Tory HQ last night branded "outrageous" the prospect of Alistair Darling announcing that he is to keep the £110bn Northern Rock debt off the government balance sheet to protect one of the Chancellor's two golden rules.

The sustainable development rule states that the national debt to GDP ratio should be "prudent" and not go over 40% of national income but, if the nationalised bank's debts were included, the ratio would hit 45%.

In a pre-Budget skirmish, Philip Hammond, Shadow Chief Secretary to the Treasury, said: "Northern Rock's £110bn liabilities would blow the fiscal rules apart and destroy any shred of credibility the Chancellor has left.

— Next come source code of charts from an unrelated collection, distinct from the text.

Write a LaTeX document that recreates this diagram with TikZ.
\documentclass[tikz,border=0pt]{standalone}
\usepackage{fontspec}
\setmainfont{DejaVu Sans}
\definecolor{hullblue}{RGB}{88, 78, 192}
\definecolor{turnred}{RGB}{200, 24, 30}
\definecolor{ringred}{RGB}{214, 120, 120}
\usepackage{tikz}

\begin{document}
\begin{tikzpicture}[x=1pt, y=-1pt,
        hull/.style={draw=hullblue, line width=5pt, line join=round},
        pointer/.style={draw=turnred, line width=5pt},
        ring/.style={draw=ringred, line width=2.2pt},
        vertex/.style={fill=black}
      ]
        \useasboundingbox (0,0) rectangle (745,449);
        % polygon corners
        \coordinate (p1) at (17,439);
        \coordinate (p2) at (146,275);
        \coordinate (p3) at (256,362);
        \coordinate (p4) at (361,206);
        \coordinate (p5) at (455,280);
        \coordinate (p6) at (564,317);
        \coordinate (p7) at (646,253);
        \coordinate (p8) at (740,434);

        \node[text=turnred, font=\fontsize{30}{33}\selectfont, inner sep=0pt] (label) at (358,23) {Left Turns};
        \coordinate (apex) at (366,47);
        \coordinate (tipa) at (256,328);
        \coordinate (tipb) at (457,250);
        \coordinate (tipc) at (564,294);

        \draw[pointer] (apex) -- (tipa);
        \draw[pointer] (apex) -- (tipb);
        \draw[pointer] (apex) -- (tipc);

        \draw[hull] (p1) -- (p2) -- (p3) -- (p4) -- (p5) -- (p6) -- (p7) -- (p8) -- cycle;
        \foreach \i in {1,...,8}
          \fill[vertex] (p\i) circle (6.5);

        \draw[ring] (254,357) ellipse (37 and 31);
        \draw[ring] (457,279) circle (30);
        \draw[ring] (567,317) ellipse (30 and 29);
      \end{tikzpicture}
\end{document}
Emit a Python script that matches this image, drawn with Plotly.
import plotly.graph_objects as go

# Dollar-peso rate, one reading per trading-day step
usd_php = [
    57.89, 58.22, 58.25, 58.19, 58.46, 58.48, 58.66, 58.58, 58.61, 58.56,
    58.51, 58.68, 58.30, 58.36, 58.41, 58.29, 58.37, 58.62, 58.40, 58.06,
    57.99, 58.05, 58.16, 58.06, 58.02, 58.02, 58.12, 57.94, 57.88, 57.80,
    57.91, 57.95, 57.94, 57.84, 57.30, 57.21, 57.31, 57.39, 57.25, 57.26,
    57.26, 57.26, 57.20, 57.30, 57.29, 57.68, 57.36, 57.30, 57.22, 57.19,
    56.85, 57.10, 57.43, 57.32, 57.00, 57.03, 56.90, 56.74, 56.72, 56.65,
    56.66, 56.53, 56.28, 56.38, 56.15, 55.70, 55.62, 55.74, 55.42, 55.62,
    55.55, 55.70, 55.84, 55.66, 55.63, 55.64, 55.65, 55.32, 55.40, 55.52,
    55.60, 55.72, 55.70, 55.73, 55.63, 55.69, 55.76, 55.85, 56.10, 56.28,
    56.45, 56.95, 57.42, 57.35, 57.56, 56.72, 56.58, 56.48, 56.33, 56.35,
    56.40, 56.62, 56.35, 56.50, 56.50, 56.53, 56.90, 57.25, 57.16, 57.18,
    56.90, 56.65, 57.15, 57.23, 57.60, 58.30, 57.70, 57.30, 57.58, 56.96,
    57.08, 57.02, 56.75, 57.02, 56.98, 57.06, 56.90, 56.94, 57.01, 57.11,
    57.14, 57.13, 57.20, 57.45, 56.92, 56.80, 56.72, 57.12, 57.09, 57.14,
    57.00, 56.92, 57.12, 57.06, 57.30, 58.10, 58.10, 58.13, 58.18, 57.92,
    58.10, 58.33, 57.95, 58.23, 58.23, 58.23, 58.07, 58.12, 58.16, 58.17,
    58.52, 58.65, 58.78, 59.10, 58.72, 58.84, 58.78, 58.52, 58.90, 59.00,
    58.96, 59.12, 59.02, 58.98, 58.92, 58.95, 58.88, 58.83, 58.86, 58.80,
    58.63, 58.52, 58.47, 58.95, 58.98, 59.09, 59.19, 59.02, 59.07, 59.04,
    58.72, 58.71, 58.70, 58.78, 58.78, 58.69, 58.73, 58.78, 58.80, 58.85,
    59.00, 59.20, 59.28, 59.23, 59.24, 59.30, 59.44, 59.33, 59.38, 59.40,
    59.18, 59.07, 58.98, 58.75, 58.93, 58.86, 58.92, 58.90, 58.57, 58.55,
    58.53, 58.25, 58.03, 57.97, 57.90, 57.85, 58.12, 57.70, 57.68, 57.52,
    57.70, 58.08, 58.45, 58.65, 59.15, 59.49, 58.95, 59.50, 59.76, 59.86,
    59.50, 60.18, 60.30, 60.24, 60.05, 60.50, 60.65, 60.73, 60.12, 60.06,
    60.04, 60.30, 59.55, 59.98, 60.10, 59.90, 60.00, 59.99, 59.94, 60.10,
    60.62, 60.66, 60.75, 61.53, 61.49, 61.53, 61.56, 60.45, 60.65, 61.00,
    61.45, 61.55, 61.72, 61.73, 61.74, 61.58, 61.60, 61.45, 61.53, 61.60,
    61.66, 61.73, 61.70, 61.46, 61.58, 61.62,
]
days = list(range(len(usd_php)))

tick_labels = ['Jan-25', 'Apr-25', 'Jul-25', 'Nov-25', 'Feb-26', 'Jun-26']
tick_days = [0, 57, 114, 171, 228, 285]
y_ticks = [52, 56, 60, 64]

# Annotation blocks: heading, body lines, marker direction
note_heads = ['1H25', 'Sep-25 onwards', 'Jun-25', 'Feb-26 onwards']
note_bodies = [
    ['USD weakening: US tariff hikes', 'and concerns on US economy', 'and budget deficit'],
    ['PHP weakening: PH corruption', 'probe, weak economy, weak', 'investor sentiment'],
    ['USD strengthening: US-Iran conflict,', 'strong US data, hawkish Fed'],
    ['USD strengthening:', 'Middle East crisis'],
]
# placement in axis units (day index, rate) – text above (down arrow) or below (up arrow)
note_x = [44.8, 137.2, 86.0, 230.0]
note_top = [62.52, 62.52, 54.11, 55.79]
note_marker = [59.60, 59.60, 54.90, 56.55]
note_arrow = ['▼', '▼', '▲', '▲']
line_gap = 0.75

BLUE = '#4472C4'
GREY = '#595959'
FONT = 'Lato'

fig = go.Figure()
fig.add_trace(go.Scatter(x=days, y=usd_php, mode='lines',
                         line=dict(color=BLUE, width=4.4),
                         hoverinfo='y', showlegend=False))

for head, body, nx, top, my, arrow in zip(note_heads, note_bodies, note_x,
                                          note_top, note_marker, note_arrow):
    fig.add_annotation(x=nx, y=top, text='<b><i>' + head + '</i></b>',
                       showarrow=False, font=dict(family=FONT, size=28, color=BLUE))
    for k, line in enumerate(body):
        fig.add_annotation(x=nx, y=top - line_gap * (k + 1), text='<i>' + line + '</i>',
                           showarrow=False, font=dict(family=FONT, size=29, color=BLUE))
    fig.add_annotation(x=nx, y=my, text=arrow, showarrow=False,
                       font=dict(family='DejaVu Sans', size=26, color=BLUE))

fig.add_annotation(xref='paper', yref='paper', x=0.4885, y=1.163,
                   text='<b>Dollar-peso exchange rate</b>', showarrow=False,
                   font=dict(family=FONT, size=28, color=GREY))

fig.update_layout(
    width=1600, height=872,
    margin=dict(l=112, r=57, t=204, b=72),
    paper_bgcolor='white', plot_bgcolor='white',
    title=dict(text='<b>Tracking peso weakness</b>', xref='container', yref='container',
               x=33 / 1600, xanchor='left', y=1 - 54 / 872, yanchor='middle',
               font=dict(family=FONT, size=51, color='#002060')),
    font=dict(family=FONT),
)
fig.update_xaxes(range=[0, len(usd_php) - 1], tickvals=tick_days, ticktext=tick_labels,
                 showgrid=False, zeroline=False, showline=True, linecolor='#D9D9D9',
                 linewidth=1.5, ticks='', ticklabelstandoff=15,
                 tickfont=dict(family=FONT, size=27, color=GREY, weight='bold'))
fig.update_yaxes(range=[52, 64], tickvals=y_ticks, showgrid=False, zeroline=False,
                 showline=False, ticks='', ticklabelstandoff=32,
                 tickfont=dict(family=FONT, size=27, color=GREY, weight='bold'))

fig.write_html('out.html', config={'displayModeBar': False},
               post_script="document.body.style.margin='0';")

"It will be outrageous if Alistair Darling tries to keep the Northern Rock liabilities off balance sheet when the Office for National Statistics ruled they should be included."

However, a spokeswoman for the Treasury told The Herald that the department had made clear in January that the UK Government's fiscal rules allowed for "temporary and exceptional events", which meant they did not have to go on the balance sheet. She said there would be an update on the policy in next Tuesday's Budget, Mr Darling's first.

Asked to comment on Mr Hammond's remarks, she added: "We are not offering a running commentary on Northern Rock."

Mr Darling is expected to repeat how the UK economy, faced with global turbulence in the face of a credit crunch, is well-placed to weather the storm and also to forecast a slowing of growth this year.

Public sector pay restraint is set to continue to try to keep a lid on inflation so that interest rates can be cut towards the end of the year to generate a feelgood factor ahead of a possible general election in 2009.